» Task instructions: Each line below should be retyped exactly, with no pictures.
— begin Dataset section —
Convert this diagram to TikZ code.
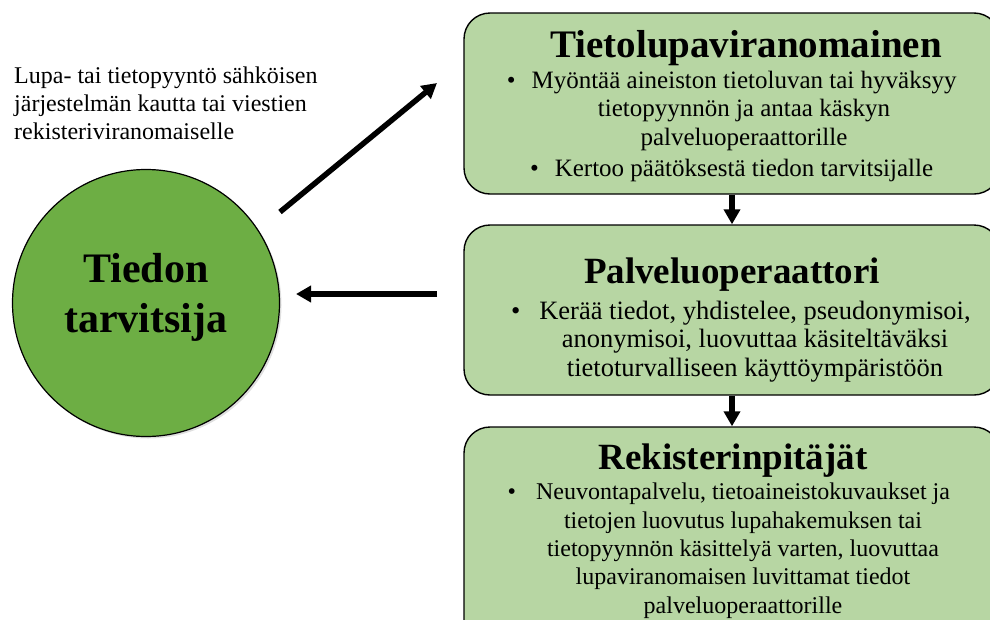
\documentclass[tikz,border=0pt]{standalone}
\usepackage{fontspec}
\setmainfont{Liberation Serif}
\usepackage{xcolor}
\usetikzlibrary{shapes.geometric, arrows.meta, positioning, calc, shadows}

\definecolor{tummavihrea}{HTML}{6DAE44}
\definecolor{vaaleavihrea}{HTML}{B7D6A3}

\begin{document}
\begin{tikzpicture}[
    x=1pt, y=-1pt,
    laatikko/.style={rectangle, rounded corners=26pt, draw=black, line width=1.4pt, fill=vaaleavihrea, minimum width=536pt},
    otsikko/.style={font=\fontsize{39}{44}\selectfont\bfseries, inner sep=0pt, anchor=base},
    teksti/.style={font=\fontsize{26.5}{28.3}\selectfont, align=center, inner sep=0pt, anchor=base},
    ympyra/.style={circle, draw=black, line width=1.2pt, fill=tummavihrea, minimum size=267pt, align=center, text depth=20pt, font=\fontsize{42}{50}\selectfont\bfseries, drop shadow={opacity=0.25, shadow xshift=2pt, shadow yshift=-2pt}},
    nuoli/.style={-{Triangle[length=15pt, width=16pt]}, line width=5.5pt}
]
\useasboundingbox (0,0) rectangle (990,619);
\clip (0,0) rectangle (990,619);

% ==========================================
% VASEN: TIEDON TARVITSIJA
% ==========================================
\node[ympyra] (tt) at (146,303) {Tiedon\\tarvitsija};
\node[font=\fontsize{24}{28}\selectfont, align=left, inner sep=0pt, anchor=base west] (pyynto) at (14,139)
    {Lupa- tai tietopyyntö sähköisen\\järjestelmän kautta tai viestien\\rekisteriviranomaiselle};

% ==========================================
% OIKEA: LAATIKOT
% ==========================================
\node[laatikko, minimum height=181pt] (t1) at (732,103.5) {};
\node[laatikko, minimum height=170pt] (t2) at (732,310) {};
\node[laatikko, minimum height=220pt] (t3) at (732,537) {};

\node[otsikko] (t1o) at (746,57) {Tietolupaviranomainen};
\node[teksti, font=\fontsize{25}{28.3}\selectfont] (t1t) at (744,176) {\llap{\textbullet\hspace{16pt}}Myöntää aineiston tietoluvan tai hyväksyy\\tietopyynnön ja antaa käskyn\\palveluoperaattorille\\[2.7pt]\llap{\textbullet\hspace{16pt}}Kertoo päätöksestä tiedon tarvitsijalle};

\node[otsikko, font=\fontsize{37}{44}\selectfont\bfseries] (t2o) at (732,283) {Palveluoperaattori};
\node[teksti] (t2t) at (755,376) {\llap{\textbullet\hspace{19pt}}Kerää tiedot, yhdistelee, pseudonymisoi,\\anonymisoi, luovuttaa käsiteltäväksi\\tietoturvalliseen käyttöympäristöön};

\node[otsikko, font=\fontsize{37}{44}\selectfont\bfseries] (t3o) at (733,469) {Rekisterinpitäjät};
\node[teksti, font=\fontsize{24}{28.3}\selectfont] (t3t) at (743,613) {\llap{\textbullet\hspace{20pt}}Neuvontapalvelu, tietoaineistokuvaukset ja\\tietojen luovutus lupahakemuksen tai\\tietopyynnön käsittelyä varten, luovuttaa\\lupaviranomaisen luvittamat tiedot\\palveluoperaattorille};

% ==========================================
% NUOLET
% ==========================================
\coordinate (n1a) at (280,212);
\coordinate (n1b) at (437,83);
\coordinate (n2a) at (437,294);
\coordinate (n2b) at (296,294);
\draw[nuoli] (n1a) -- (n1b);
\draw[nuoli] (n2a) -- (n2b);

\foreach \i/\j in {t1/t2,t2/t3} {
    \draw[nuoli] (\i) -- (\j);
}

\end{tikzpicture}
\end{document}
— end Dataset section —
» Result:
Convert this diagram to TikZ code.
\documentclass[tikz,border=0pt]{standalone}
\usepackage{fontspec}
\setmainfont{Liberation Serif}
\usepackage{xcolor}
\usetikzlibrary{shapes.geometric, arrows.meta, positioning, calc, shadows}

\definecolor{tummavihrea}{HTML}{6DAE44}
\definecolor{vaaleavihrea}{HTML}{B7D6A3}

\begin{document}
\begin{tikzpicture}[
    x=1pt, y=-1pt,
    laatikko/.style={rectangle, rounded corners=26pt, draw=black, line width=1.4pt, fill=vaaleavihrea, minimum width=536pt},
    otsikko/.style={font=\fontsize{39}{44}\selectfont\bfseries, inner sep=0pt, anchor=base},
    teksti/.style={font=\fontsize{26.5}{28.3}\selectfont, align=center, inner sep=0pt, anchor=base},
    ympyra/.style={circle, draw=black, line width=1.2pt, fill=tummavihrea, minimum size=267pt, align=center, text depth=20pt, font=\fontsize{42}{50}\selectfont\bfseries, drop shadow={opacity=0.25, shadow xshift=2pt, shadow yshift=-2pt}},
    nuoli/.style={-{Triangle[length=15pt, width=16pt]}, line width=5.5pt}
]
\useasboundingbox (0,0) rectangle (990,619);
\clip (0,0) rectangle (990,619);

% ==========================================
% VASEN: TIEDON TARVITSIJA
% ==========================================
\node[ympyra] (tt) at (146,303) {Tiedon\\tarvitsija};
\node[font=\fontsize{24}{28}\selectfont, align=left, inner sep=0pt, anchor=base west] (pyynto) at (14,139)
    {Lupa- tai tietopyyntö sähköisen\\järjestelmän kautta tai viestien\\rekisteriviranomaiselle};

% ==========================================
% OIKEA: LAATIKOT
% ==========================================
\node[laatikko, minimum height=181pt] (t1) at (732,103.5) {};
\node[laatikko, minimum height=170pt] (t2) at (732,310) {};
\node[laatikko, minimum height=220pt] (t3) at (732,537) {};

\node[otsikko] (t1o) at (746,57) {Tietolupaviranomainen};
\node[teksti, font=\fontsize{25}{28.3}\selectfont] (t1t) at (744,176) {\llap{\textbullet\hspace{16pt}}Myöntää aineiston tietoluvan tai hyväksyy\\tietopyynnön ja antaa käskyn\\palveluoperaattorille\\[2.7pt]\llap{\textbullet\hspace{16pt}}Kertoo päätöksestä tiedon tarvitsijalle};

\node[otsikko, font=\fontsize{37}{44}\selectfont\bfseries] (t2o) at (732,283) {Palveluoperaattori};
\node[teksti] (t2t) at (755,376) {\llap{\textbullet\hspace{19pt}}Kerää tiedot, yhdistelee, pseudonymisoi,\\anonymisoi, luovuttaa käsiteltäväksi\\tietoturvalliseen käyttöympäristöön};

\node[otsikko, font=\fontsize{37}{44}\selectfont\bfseries] (t3o) at (733,469) {Rekisterinpitäjät};
\node[teksti, font=\fontsize{24}{28.3}\selectfont] (t3t) at (743,613) {\llap{\textbullet\hspace{20pt}}Neuvontapalvelu, tietoaineistokuvaukset ja\\tietojen luovutus lupahakemuksen tai\\tietopyynnön käsittelyä varten, luovuttaa\\lupaviranomaisen luvittamat tiedot\\palveluoperaattorille};

% ==========================================
% NUOLET
% ==========================================
\coordinate (n1a) at (280,212);
\coordinate (n1b) at (437,83);
\coordinate (n2a) at (437,294);
\coordinate (n2b) at (296,294);
\draw[nuoli] (n1a) -- (n1b);
\draw[nuoli] (n2a) -- (n2b);

\foreach \i/\j in {t1/t2,t2/t3} {
    \draw[nuoli] (\i) -- (\j);
}

\end{tikzpicture}
\end{document}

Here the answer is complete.